Madison also understood that there is always a need for transparency and clarity in government. He said that “It will be of little avail to the people that the laws are made by men of their own choice if the laws be so voluminous that they cannot be read, or so incoherent that they cannot be understood.”

Unfortunately, Madison's fears came true: our laws and regulations are so voluminous we can’t read them, and so incoherent we can’t fully understand them. 

Sunshine Week is another well-intentioned effort. It is a national initiative spearheaded by the American Society of News Editors to foster open government and eliminate excessive secrecy in government. There is information here and a free toolkit here to help citizens conduct their own transparency-in-government campaigns.

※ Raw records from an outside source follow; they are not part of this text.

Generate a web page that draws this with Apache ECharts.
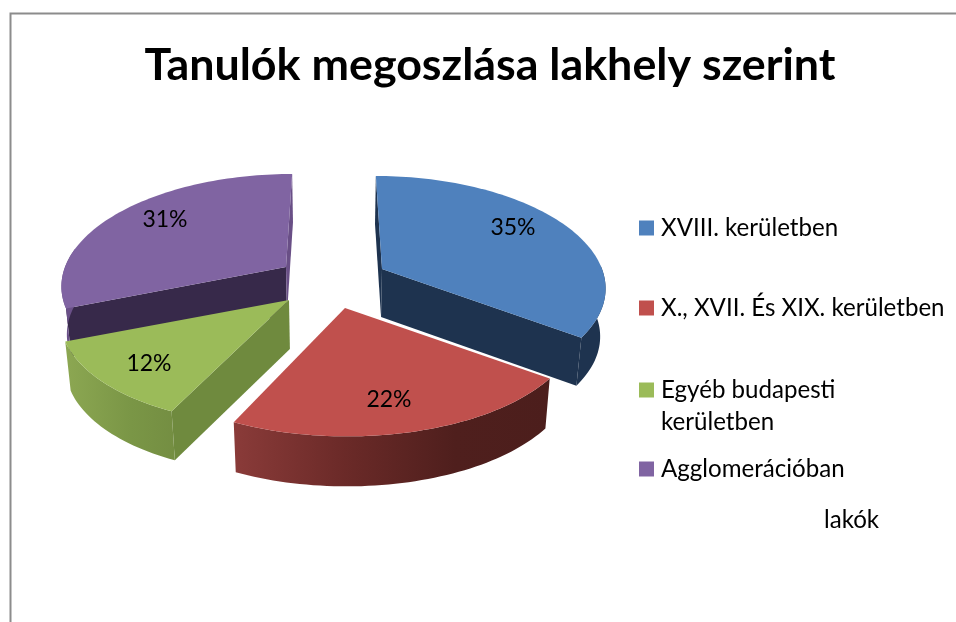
<!DOCTYPE html>
<html>
<head>
<meta charset="utf-8">
<style>html,body{margin:0;padding:0;background:#fff}#c{width:956px;height:622px}</style>
<script src="https://cdn.jsdelivr.net/npm/echarts@6/dist/echarts.min.js"></script>
</head>
<body>
<div id="c"></div>
<script>
var titleText = 'Tanulók megoszlása lakhely szerint';
var categories = ['XVIII. kerületben', 'X., XVII. És XIX. kerületben', 'Egyéb budapesti\nkerületben', 'Agglomerációban'];
var shares = [35, 22, 12, 31];
var unitNote = 'lakók';

var FONT = 'Lato, Carlito, "Open Sans", sans-serif';
var colors = ['#4f81bd', '#c0504d', '#9bbb59', '#8064a2'];
var grad = function (stops) {
  return new echarts.graphic.LinearGradient(0, 0, 1, 0, stops.map(function (c) {
    return { offset: c[0], color: c[1] };
  }));
};
/* exploded position of each slice, its size, side shading and label anchor */
var sliceStyle = [
  { apex: [382, 269], rx: 220, ry: 106.7, depth: 48, z: 1, faceA: '#1e334f', faceB: '#1e334f', rim: '#1e334f', label: [513, 228] },
  { apex: [345, 308], rx: 230, ry: 109.5, depth: 50, z: 4, faceA: null, faceB: null,
    rim: grad([[0, '#8a3b39'], [0.35, '#6b2a28'], [0.7, '#4f1f1d'], [1, '#4c1e1c']]), label: [389, 400] },
  { apex: [289, 300], rx: 225, ry: 106.7, depth: 49, z: 3, faceA: '#6f8a3e', faceB: null,
    rim: grad([[0, '#8ca752'], [0.6, '#7a9646'], [1, '#748e42']]), label: [149, 364] },
  { apex: [286, 267], rx: 221, ry: 106.7, depth: 48, z: 2, faceA: '#37294a', faceB: '#694f86', rim: '#6a5088', label: [165, 220] }
];
var PERSP = 0.147, VANISH_X = 334, BOTTOM_SCALE = 0.98;

function project(st, tDeg, radius) {
  var t = tDeg * Math.PI / 180;
  var X = Math.sin(t) * radius, Y = -Math.cos(t) * radius;
  var s = 1 / (1 - PERSP * Y);
  return [VANISH_X + (st.apex[0] - VANISH_X + st.rx * X) * s, st.apex[1] + st.ry * Y * s];
}
function arc(st, a, b) {
  var pts = [], n = Math.max(2, Math.ceil(Math.abs(b - a) / 1.5));
  for (var i = 0; i <= n; i++) pts.push(project(st, a + (b - a) * i / n, 1));
  return pts;
}
function startAngle(index) {
  var total = shares.reduce(function (a, b) { return a + b; }, 0), sum = 0;
  for (var i = 0; i < index; i++) sum += shares[i];
  return sum / total * 360;
}
function renderSlice(index) {
  return function (params, api) {
    var st = sliceStyle[index];
    var total = shares.reduce(function (a, b) { return a + b; }, 0);
    var t0 = startAngle(index), t1 = t0 + api.value(0) / total * 360;
    var top = project(st, 0, 0);
    var pA = project(st, t0, 1), pB = project(st, t1, 1);
    var children = [];
    function drop(p) {
      return [VANISH_X + (p[0] - VANISH_X) * BOTTOM_SCALE, p[1] + st.depth];
    }
    function quad(a, b, fill) {
      if (!fill) return;
      children.push({ type: 'polygon', silent: true, shape: { points: [a, b, drop(b), drop(a)] }, style: { fill: fill } });
    }
    quad(top, pA, st.faceA);
    quad(top, pB, st.faceB);
    var r0 = Math.max(t0, 88), r1 = Math.min(t1, 280);
    if (r1 > r0) {
      var edge = arc(st, r0, r1);
      children.push({ type: 'polygon', silent: true,
        shape: { points: edge.concat(edge.slice().reverse().map(drop)) }, style: { fill: st.rim } });
    }
    children.push({ type: 'polygon', silent: true,
      shape: { points: [top].concat(arc(st, t0, t1)) }, style: { fill: colors[index] } });
    children.push({ type: 'text', silent: true, style: {
      text: api.value(0) + '%', x: st.label[0], y: st.label[1], align: 'center', verticalAlign: 'middle',
      fill: '#000', fontSize: 23, fontFamily: FONT } });
    return { type: 'group', children: children };
  };
}

var legendTop = [212, 292, 342, 453];
var chart = echarts.init(document.getElementById('c'), null, { renderer: 'canvas' });
chart.setOption({
  animation: false,
  backgroundColor: '#fff',
  color: colors,
  title: { text: titleText, left: 485, top: 38, textAlign: 'center',
    textStyle: { fontFamily: FONT, fontWeight: 'bold', fontSize: 44.8, color: '#000' } },
  legend: categories.map(function (name, i) {
    return {
      data: [name], left: 639, top: legendTop[i], orient: 'vertical', padding: 0,
      icon: 'rect', itemWidth: 15, itemHeight: 15, itemGap: 0, selectedMode: false,
      formatter: i === 2 ? '\u00a0\n{name}' : '{name}',
      textStyle: { fontFamily: FONT, fontSize: 24.1, color: '#000', lineHeight: 32, padding: [0, 0, 0, 2] }
    };
  }),
  series: categories.map(function (name, i) {
    return {
      type: 'custom', name: name, coordinateSystem: 'none', z: sliceStyle[i].z,
      itemStyle: { color: colors[i] }, data: [[shares[i]]], renderItem: renderSlice(i)
    };
  }),
  graphic: [
    { type: 'polyline', silent: true, shape: { points: [[10.5, 622], [10.5, 13.5], [956, 13.5]] },
      style: { stroke: '#8c8c8c', lineWidth: 2, fill: null } },
    { type: 'text', silent: true, style: { text: unitNote, x: 824, y: 520, verticalAlign: 'middle',
      fontFamily: FONT, fontSize: 24.1, fill: '#000' } }
  ]
});
</script>
</body>
</html>
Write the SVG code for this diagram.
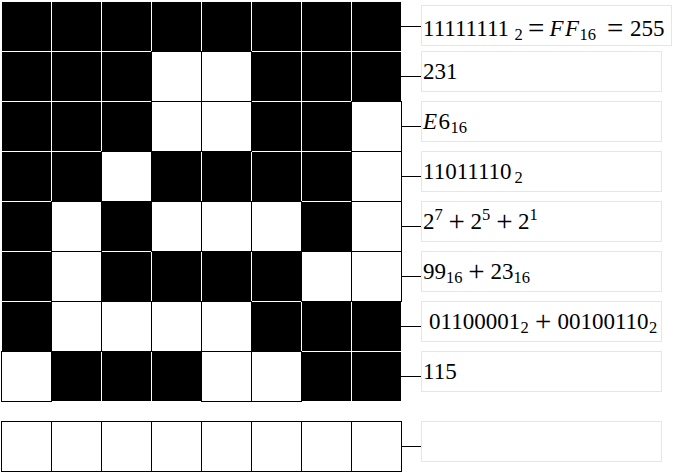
<svg xmlns="http://www.w3.org/2000/svg" width="676" height="472" viewBox="0 0 676 472">
<style>
.w{fill:#fff;stroke:#000;stroke-width:1}
.b{fill:#000}
.box{fill:#fff;stroke:#e6e6e6;stroke-width:1}
.s{font-size:16.5px}
.i{font-style:italic}
.op{font-size:29px}
#connectors line{stroke:#000;stroke-width:1}
</style>
<rect width="676" height="472" fill="#fff"/>
<g id="grid">
  <g id="row0">
    <rect class="b" x="2" y="2" width="49" height="49"/><rect class="b" x="52" y="2" width="49" height="49"/><rect class="b" x="102" y="2" width="49" height="49"/><rect class="b" x="152" y="2" width="49" height="49"/><rect class="b" x="202" y="2" width="49" height="49"/><rect class="b" x="252" y="2" width="49" height="49"/><rect class="b" x="302" y="2" width="49" height="49"/><rect class="b" x="352" y="2" width="49" height="49"/>
  </g>
  <g id="row1">
    <rect class="b" x="2" y="52" width="49" height="49"/><rect class="b" x="52" y="52" width="49" height="49"/><rect class="b" x="102" y="52" width="49" height="49"/><rect class="w" x="151.5" y="51.5" width="50" height="50"/><rect class="w" x="201.5" y="51.5" width="50" height="50"/><rect class="b" x="252" y="52" width="49" height="49"/><rect class="b" x="302" y="52" width="49" height="49"/><rect class="b" x="352" y="52" width="49" height="49"/>
  </g>
  <g id="row2">
    <rect class="b" x="2" y="102" width="49" height="49"/><rect class="b" x="52" y="102" width="49" height="49"/><rect class="b" x="102" y="102" width="49" height="49"/><rect class="w" x="151.5" y="101.5" width="50" height="50"/><rect class="w" x="201.5" y="101.5" width="50" height="50"/><rect class="b" x="252" y="102" width="49" height="49"/><rect class="b" x="302" y="102" width="49" height="49"/><rect class="w" x="351.5" y="101.5" width="50" height="50"/>
  </g>
  <g id="row3">
    <rect class="b" x="2" y="152" width="49" height="49"/><rect class="b" x="52" y="152" width="49" height="49"/><rect class="w" x="101.5" y="151.5" width="50" height="50"/><rect class="b" x="152" y="152" width="49" height="49"/><rect class="b" x="202" y="152" width="49" height="49"/><rect class="b" x="252" y="152" width="49" height="49"/><rect class="b" x="302" y="152" width="49" height="49"/><rect class="w" x="351.5" y="151.5" width="50" height="50"/>
  </g>
  <g id="row4">
    <rect class="b" x="2" y="202" width="49" height="49"/><rect class="w" x="51.5" y="201.5" width="50" height="50"/><rect class="b" x="102" y="202" width="49" height="49"/><rect class="w" x="151.5" y="201.5" width="50" height="50"/><rect class="w" x="201.5" y="201.5" width="50" height="50"/><rect class="w" x="251.5" y="201.5" width="50" height="50"/><rect class="b" x="302" y="202" width="49" height="49"/><rect class="w" x="351.5" y="201.5" width="50" height="50"/>
  </g>
  <g id="row5">
    <rect class="b" x="2" y="252" width="49" height="49"/><rect class="w" x="51.5" y="251.5" width="50" height="50"/><rect class="b" x="102" y="252" width="49" height="49"/><rect class="b" x="152" y="252" width="49" height="49"/><rect class="b" x="202" y="252" width="49" height="49"/><rect class="b" x="252" y="252" width="49" height="49"/><rect class="w" x="301.5" y="251.5" width="50" height="50"/><rect class="w" x="351.5" y="251.5" width="50" height="50"/>
  </g>
  <g id="row6">
    <rect class="b" x="2" y="302" width="49" height="49"/><rect class="w" x="51.5" y="301.5" width="50" height="50"/><rect class="w" x="101.5" y="301.5" width="50" height="50"/><rect class="w" x="151.5" y="301.5" width="50" height="50"/><rect class="w" x="201.5" y="301.5" width="50" height="50"/><rect class="b" x="252" y="302" width="49" height="49"/><rect class="b" x="302" y="302" width="49" height="49"/><rect class="b" x="352" y="302" width="49" height="49"/>
  </g>
  <g id="row7">
    <rect class="w" x="1.5" y="351.5" width="50" height="50"/><rect class="b" x="52" y="352" width="49" height="49"/><rect class="b" x="102" y="352" width="49" height="49"/><rect class="b" x="152" y="352" width="49" height="49"/><rect class="w" x="201.5" y="351.5" width="50" height="50"/><rect class="w" x="251.5" y="351.5" width="50" height="50"/><rect class="b" x="302" y="352" width="49" height="49"/><rect class="b" x="352" y="352" width="49" height="49"/>
  </g>
  <g id="row8">
    <rect class="w" x="1.5" y="421.5" width="50" height="50"/><rect class="w" x="51.5" y="421.5" width="50" height="50"/><rect class="w" x="101.5" y="421.5" width="50" height="50"/><rect class="w" x="151.5" y="421.5" width="50" height="50"/><rect class="w" x="201.5" y="421.5" width="50" height="50"/><rect class="w" x="251.5" y="421.5" width="50" height="50"/><rect class="w" x="301.5" y="421.5" width="50" height="50"/><rect class="w" x="351.5" y="421.5" width="50" height="50"/>
  </g>
</g>
<g id="connectors">
  <line x1="401" y1="26.5" x2="421" y2="26.5"/>
  <line x1="401" y1="76.5" x2="421" y2="76.5"/>
  <line x1="401" y1="126.5" x2="421" y2="126.5"/>
  <line x1="401" y1="176.5" x2="421" y2="176.5"/>
  <line x1="401" y1="226.5" x2="421" y2="226.5"/>
  <line x1="401" y1="276.5" x2="421" y2="276.5"/>
  <line x1="401" y1="326.5" x2="421" y2="326.5"/>
  <line x1="401" y1="376.5" x2="421" y2="376.5"/>
  <line x1="401" y1="446.5" x2="421" y2="446.5"/>
</g>
<g id="labels" font-family="Liberation Serif, serif" font-size="23" fill="#000">
<g id="label0">
  <rect class="box" x="421.5" y="5.5" width="250" height="40"/>
  <text y="36"><tspan x="423">11111111</tspan><tspan class="s" x="514.5" dy="4">2</tspan><tspan class="op" x="528" dy="-2">=</tspan><tspan class="i" x="549.5" dy="-2">F</tspan><tspan class="i" x="565">F</tspan><tspan class="s" x="579.5" dy="4">16</tspan><tspan class="op" x="607" dy="-2">=</tspan><tspan x="630" dy="-2">255</tspan></text>
</g>
<g id="label1">
  <rect class="box" x="421.5" y="51.5" width="240" height="40"/>
  <text x="423" y="79">231</text>
</g>
<g id="label2">
  <rect class="box" x="421.5" y="101.5" width="240" height="40"/>
  <text y="129"><tspan class="i" x="423">E</tspan><tspan x="438.5">6</tspan><tspan class="s" x="450.5" dy="4">16</tspan></text>
</g>
<g id="label3">
  <rect class="box" x="421.5" y="151.5" width="240" height="40"/>
  <text y="179"><tspan x="423">11011110</tspan><tspan class="s" x="514.5" dy="4">2</tspan></text>
</g>
<g id="label4">
  <rect class="box" x="421.5" y="201.5" width="240" height="40"/>
  <text y="229"><tspan x="423">2</tspan><tspan class="s" x="434.5" dy="-9">7</tspan><tspan class="op" x="448.5" dy="11">+</tspan><tspan x="470.5" dy="-2">2</tspan><tspan class="s" x="482" dy="-9">5</tspan><tspan class="op" x="496.2" dy="11">+</tspan><tspan x="518" dy="-2">2</tspan><tspan class="s" x="529.5" dy="-9">1</tspan></text>
</g>
<g id="label5">
  <rect class="box" x="421.5" y="251.5" width="240" height="40"/>
  <text y="279"><tspan x="423">99</tspan><tspan class="s" x="446" dy="4">16</tspan><tspan class="op" x="468.2" dy="-2">+</tspan><tspan x="490.5" dy="-2">23</tspan><tspan class="s" x="513.5" dy="4">16</tspan></text>
</g>
<g id="label6">
  <rect class="box" x="421.5" y="301.5" width="240" height="40"/>
  <text y="329"><tspan x="429">01100001</tspan><tspan class="s" x="520.5" dy="4">2</tspan><tspan class="op" x="535" dy="-2">+</tspan><tspan x="557.4" dy="-2">00100110</tspan><tspan class="s" x="649" dy="4">2</tspan></text>
</g>
<g id="label7">
  <rect class="box" x="421.5" y="351.5" width="240" height="40"/>
  <text x="423" y="379">115</text>
</g>
<g id="label8">
  <rect class="box" x="421.5" y="421.5" width="240" height="40"/>
</g>
</g>
</svg>
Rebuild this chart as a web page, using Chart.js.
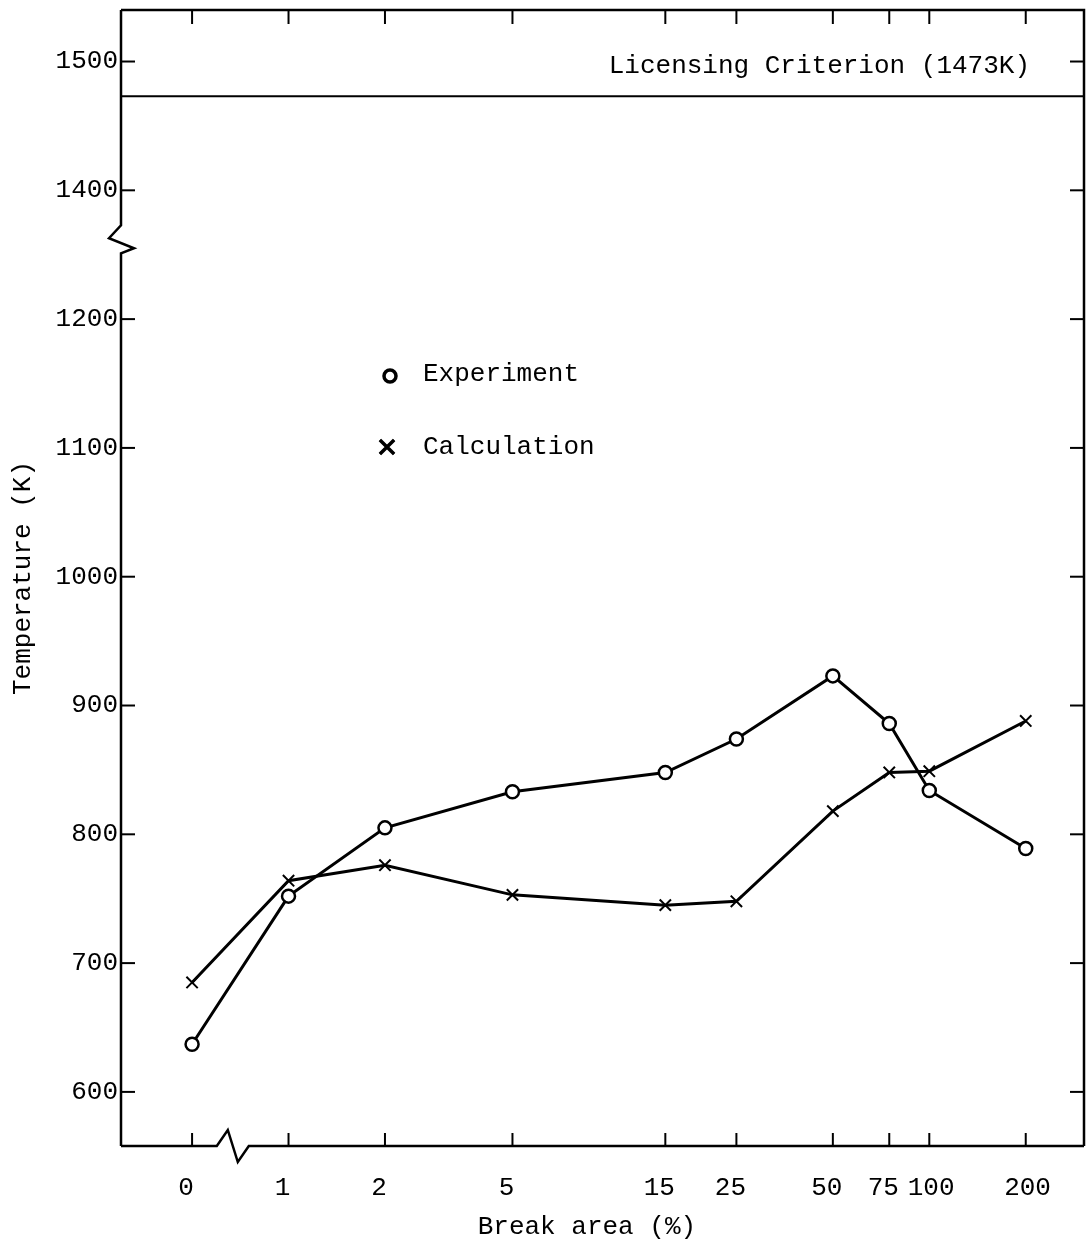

The real problem, however, is that Madison’s Constitution has been perverted. Career politicians get elected by accepting campaign funds from big money special interests – unions, big business, and agenda coalitions like the Sierra Club. Once elected, the politicians let these same special interests draft legislation, and their bloated staffs and high-paid lobbyists push the legislation through. The laws become incoherent as all the special interests pile on with their own customized subsidies and protections. Then, the thousands of pages of incomprehensible regulations follow.

The solution is to change the structure of the legislature. In the Neighborhood Legislature, local citizens, each representing just a few thousand households, will change the way we create legislation. Representatives will know their constituents because their constituents will be their neighbors and they will sympathize with their constituents because they share their interests. Above all, representatives will finally listen to their constituents and make sure that any legislation that is drafted (including the repeal of current laws) is brief, clear and to the point. They will make the draft visible to their local constituents, and gather their opinions before the final up-and-down vote on whether to pass the new law or not.

James Madison will stop turning in his grave and Sunshine Week will become an amusing relic of the bygone age of opaque government practices. Happy Birthday, James!